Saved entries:
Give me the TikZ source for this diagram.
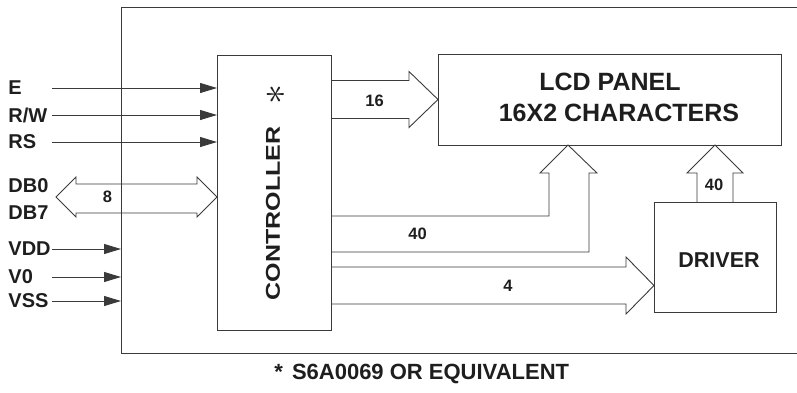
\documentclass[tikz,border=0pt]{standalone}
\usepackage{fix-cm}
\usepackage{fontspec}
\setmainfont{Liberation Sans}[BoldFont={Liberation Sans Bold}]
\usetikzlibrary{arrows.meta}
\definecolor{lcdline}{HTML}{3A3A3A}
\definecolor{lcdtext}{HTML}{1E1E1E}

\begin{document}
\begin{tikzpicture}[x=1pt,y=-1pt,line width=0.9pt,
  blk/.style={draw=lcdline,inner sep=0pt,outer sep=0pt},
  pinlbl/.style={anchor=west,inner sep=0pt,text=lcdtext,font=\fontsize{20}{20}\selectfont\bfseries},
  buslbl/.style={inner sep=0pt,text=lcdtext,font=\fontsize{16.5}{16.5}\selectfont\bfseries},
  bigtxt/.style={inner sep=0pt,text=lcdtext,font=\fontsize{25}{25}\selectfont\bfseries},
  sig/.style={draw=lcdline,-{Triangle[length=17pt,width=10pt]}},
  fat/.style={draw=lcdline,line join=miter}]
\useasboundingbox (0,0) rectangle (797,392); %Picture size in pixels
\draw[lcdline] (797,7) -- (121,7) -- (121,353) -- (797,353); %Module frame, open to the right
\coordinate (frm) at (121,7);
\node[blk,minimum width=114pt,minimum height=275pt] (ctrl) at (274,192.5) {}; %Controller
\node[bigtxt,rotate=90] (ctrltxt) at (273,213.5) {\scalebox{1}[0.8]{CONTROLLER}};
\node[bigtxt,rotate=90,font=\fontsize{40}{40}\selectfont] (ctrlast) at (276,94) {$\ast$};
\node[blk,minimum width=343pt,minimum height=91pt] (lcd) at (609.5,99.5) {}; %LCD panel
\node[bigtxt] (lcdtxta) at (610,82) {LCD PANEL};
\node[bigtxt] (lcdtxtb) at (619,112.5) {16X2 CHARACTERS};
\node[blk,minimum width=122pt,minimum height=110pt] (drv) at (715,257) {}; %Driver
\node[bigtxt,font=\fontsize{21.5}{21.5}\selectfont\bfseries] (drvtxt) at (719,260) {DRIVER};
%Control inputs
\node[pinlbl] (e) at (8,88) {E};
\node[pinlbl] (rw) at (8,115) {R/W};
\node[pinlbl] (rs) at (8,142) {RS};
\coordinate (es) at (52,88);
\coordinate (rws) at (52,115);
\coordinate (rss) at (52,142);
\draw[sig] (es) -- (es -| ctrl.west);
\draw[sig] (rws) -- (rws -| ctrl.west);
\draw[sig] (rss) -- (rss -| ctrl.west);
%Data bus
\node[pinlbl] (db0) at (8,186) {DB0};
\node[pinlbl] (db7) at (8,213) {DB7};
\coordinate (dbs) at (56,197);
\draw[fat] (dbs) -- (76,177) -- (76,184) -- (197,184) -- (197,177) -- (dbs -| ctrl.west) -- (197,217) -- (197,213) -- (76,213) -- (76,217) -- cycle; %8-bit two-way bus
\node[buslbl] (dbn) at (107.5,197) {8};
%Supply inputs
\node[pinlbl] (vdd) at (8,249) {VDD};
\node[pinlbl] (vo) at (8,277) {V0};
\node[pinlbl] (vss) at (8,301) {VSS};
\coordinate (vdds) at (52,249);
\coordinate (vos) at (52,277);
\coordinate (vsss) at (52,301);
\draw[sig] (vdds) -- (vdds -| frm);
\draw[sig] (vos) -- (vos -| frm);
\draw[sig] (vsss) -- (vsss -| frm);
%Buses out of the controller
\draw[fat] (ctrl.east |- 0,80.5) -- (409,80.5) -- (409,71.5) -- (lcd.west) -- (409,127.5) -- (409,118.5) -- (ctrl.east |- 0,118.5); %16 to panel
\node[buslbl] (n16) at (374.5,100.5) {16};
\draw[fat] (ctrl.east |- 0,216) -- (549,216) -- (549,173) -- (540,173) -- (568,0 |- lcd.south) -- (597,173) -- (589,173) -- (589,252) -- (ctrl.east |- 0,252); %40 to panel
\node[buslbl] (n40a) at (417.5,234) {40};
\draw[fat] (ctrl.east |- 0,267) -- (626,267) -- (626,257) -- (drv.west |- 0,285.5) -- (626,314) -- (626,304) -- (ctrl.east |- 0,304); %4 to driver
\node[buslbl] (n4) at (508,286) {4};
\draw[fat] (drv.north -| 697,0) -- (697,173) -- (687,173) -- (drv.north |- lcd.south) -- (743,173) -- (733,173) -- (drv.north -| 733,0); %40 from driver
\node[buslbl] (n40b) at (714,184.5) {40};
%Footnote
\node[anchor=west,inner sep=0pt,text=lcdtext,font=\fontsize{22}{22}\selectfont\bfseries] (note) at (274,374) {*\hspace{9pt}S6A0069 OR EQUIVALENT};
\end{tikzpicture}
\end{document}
==
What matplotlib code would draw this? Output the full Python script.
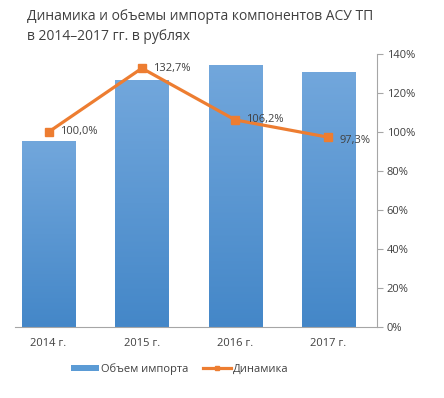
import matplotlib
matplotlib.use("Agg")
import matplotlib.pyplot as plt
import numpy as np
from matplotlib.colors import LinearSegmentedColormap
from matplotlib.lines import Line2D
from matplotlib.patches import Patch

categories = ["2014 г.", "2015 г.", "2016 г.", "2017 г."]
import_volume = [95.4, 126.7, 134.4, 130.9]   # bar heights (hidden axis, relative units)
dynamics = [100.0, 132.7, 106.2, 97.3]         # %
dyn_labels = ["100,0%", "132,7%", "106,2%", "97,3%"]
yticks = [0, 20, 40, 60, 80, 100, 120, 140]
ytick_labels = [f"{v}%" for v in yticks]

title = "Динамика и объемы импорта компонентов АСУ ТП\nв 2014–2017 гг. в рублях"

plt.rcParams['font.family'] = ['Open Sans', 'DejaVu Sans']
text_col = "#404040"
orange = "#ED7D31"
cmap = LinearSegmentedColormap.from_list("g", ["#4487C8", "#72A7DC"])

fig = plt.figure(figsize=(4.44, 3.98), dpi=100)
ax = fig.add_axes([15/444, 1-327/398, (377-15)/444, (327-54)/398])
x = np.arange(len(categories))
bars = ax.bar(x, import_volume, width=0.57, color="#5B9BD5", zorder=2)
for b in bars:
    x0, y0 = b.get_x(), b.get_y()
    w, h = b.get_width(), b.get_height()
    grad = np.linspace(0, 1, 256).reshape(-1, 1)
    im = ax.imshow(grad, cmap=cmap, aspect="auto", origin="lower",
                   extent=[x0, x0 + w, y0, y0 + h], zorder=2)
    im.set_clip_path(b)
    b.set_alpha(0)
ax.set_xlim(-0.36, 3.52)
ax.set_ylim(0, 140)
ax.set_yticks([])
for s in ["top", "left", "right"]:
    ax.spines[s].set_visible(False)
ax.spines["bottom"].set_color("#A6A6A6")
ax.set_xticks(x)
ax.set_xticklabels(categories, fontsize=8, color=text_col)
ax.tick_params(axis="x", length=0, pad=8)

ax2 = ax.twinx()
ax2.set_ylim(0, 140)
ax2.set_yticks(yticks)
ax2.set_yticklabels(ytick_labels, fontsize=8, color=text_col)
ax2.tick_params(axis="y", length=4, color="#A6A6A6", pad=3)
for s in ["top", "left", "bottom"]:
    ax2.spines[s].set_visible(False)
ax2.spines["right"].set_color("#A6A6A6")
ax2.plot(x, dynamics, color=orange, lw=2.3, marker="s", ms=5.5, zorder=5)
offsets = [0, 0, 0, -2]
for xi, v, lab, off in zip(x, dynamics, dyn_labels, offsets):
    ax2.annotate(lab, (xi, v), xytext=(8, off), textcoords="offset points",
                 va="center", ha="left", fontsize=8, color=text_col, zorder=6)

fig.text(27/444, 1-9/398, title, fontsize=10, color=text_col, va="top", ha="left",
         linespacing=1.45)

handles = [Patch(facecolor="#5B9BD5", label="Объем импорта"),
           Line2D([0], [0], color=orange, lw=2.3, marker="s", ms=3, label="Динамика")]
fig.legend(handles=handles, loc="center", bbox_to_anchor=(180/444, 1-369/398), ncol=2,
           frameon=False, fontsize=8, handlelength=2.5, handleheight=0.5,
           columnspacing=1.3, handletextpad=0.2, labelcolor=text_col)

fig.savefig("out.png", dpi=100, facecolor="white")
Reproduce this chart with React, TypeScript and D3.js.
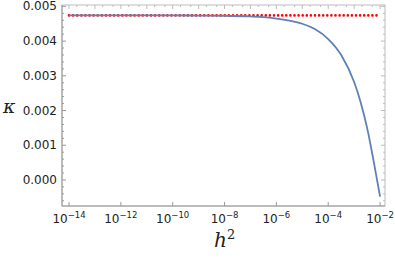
---
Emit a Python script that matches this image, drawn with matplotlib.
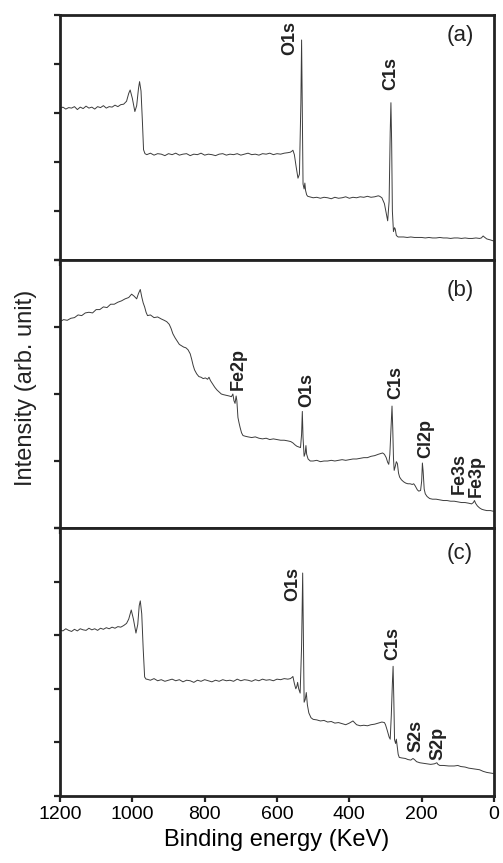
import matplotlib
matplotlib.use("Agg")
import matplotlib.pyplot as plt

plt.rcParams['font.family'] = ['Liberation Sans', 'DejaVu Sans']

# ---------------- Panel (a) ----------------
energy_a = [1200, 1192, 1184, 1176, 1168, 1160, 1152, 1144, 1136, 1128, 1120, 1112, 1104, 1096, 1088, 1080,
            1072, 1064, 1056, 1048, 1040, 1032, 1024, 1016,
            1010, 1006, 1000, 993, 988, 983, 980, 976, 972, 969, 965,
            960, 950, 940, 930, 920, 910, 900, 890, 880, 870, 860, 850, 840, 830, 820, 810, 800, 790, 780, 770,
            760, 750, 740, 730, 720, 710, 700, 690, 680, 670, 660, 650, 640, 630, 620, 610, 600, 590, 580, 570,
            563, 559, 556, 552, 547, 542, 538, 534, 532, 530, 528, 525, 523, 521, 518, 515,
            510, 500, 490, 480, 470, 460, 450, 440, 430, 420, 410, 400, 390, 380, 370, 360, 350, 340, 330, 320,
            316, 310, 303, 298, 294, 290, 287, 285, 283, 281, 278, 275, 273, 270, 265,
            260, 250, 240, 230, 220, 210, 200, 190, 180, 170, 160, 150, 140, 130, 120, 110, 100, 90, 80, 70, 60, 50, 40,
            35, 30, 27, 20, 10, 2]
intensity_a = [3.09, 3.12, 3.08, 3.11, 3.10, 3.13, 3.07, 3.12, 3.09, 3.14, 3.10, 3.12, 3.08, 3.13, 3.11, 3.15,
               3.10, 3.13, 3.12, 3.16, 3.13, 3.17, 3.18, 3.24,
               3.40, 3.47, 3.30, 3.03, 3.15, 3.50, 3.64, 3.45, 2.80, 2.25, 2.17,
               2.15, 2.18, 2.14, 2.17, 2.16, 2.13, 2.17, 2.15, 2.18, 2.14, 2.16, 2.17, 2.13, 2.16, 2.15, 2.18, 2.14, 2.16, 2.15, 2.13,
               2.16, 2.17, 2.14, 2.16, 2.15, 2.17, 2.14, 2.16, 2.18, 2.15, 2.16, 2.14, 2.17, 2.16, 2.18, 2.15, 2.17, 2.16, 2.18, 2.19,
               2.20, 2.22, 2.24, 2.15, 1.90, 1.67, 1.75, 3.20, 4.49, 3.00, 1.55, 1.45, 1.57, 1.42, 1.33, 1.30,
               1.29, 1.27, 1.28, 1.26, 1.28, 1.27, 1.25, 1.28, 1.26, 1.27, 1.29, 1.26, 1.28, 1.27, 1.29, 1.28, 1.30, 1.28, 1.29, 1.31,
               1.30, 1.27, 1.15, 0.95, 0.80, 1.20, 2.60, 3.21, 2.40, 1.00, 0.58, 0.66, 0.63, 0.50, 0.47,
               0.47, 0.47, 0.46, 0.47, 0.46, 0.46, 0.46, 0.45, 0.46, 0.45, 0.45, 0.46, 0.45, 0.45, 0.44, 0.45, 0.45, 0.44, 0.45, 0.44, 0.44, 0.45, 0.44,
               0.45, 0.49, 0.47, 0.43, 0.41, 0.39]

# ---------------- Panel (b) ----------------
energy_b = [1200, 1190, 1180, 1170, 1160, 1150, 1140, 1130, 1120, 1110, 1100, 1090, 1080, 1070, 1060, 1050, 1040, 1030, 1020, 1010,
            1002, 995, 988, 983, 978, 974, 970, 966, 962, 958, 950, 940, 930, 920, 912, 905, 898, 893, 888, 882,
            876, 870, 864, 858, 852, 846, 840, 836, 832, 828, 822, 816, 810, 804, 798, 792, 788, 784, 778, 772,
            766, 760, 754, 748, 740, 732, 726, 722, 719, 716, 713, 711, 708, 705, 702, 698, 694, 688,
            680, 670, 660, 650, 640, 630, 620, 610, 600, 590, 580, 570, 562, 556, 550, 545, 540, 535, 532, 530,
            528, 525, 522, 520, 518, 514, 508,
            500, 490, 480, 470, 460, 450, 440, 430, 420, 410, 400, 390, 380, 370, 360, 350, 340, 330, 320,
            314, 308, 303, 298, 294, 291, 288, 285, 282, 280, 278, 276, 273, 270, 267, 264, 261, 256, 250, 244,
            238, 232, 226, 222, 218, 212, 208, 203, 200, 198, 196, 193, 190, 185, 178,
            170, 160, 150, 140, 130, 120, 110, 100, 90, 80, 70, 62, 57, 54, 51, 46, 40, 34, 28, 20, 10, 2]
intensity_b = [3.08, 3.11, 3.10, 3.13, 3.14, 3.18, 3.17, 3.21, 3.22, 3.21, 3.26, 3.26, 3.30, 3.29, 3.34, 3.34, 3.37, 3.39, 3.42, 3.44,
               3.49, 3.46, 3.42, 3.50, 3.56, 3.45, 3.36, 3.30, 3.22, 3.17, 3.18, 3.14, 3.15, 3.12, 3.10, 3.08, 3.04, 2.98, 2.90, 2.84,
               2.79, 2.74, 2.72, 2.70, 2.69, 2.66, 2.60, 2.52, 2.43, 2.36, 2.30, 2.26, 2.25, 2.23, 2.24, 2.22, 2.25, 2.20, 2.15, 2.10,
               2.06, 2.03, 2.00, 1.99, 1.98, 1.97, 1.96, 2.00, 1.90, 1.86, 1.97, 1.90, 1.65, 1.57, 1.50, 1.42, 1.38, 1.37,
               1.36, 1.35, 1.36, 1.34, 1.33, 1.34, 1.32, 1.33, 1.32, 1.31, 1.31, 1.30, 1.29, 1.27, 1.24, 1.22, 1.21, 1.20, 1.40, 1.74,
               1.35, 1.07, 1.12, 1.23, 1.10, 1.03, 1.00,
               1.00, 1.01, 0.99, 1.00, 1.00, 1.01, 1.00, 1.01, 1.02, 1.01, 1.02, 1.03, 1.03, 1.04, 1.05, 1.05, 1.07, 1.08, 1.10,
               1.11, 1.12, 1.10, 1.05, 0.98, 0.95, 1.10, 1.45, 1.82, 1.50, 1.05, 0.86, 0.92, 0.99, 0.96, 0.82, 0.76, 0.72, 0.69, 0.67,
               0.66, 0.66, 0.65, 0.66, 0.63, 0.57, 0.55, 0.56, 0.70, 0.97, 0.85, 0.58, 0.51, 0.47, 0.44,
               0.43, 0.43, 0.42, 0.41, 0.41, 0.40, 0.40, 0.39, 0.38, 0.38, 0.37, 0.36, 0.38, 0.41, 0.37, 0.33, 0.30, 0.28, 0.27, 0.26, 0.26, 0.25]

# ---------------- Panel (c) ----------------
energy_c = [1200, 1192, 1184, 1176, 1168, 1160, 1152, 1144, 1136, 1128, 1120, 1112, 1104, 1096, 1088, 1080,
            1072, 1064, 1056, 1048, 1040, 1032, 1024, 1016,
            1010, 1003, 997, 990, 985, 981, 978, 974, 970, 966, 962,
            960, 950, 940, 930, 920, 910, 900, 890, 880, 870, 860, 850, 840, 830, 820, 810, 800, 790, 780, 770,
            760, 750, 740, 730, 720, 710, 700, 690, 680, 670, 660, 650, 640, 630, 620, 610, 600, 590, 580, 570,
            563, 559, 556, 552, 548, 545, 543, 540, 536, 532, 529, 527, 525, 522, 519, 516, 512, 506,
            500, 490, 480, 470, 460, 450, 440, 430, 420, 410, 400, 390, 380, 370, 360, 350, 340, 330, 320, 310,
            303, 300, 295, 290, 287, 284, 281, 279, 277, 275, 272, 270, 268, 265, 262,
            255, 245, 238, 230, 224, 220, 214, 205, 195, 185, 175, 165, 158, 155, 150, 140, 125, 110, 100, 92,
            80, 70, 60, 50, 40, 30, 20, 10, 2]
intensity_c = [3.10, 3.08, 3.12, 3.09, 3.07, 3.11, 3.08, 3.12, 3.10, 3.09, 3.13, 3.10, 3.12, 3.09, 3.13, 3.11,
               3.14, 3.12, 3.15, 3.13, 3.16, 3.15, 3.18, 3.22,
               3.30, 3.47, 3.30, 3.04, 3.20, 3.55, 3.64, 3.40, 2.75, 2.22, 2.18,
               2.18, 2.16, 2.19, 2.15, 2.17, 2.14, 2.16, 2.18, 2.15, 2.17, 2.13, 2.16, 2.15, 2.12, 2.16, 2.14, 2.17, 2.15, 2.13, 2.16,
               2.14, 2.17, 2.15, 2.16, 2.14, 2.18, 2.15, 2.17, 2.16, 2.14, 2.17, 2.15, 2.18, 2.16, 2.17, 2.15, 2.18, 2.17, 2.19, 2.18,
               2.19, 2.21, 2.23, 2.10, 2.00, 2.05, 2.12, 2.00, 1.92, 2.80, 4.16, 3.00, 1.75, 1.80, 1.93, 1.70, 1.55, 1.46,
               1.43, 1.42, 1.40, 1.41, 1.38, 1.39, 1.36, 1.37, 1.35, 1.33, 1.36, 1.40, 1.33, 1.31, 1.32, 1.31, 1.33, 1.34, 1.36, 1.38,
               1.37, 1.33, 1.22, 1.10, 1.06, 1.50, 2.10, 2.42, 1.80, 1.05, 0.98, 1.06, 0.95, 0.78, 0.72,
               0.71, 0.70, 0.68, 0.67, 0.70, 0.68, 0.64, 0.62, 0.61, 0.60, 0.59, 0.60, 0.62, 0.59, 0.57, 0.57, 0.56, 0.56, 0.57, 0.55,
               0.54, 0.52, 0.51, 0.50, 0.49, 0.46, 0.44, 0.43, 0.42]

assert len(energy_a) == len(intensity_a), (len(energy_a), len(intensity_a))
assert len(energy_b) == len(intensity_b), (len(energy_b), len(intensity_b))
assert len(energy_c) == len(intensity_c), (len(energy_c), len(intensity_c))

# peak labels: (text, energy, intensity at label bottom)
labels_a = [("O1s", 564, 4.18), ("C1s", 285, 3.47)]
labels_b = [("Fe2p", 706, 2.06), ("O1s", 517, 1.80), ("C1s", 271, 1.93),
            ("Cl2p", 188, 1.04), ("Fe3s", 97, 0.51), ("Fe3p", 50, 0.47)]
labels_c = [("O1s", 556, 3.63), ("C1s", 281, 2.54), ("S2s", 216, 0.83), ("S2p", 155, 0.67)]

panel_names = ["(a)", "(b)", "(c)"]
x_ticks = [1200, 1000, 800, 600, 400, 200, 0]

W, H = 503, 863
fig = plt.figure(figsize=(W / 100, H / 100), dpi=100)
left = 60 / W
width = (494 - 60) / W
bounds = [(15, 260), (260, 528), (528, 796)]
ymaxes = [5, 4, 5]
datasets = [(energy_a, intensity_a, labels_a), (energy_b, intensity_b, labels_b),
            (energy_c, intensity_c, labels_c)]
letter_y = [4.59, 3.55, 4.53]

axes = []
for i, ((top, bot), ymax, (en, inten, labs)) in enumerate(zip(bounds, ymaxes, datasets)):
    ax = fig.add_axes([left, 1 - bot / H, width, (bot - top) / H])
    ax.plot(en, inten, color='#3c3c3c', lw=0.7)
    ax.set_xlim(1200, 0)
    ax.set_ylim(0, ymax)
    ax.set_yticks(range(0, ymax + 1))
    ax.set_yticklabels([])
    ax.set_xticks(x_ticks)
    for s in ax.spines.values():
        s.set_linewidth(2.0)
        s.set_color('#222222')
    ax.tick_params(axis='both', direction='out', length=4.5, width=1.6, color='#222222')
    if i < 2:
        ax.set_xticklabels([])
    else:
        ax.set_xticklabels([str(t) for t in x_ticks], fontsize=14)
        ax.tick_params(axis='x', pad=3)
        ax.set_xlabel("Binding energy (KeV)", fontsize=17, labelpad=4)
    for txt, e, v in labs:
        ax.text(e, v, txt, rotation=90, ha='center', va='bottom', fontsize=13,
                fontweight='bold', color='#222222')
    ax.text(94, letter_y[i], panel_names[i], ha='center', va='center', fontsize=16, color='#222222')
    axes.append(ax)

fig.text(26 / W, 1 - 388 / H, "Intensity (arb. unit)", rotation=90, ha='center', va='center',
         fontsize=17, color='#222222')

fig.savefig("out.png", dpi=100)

DIRECTIVE: Omit all pictures, and reproduce exactly the lines from the one holding "What matplotlib code" through the one holding "from matplotlib.patches import Patch", both included.

REPLY:
What matplotlib code would draw this? Output the full Python script.
import matplotlib
matplotlib.use("Agg")
import matplotlib.pyplot as plt
import numpy as np
from matplotlib.colors import LinearSegmentedColormap
from matplotlib.lines import Line2D
from matplotlib.patches import Patch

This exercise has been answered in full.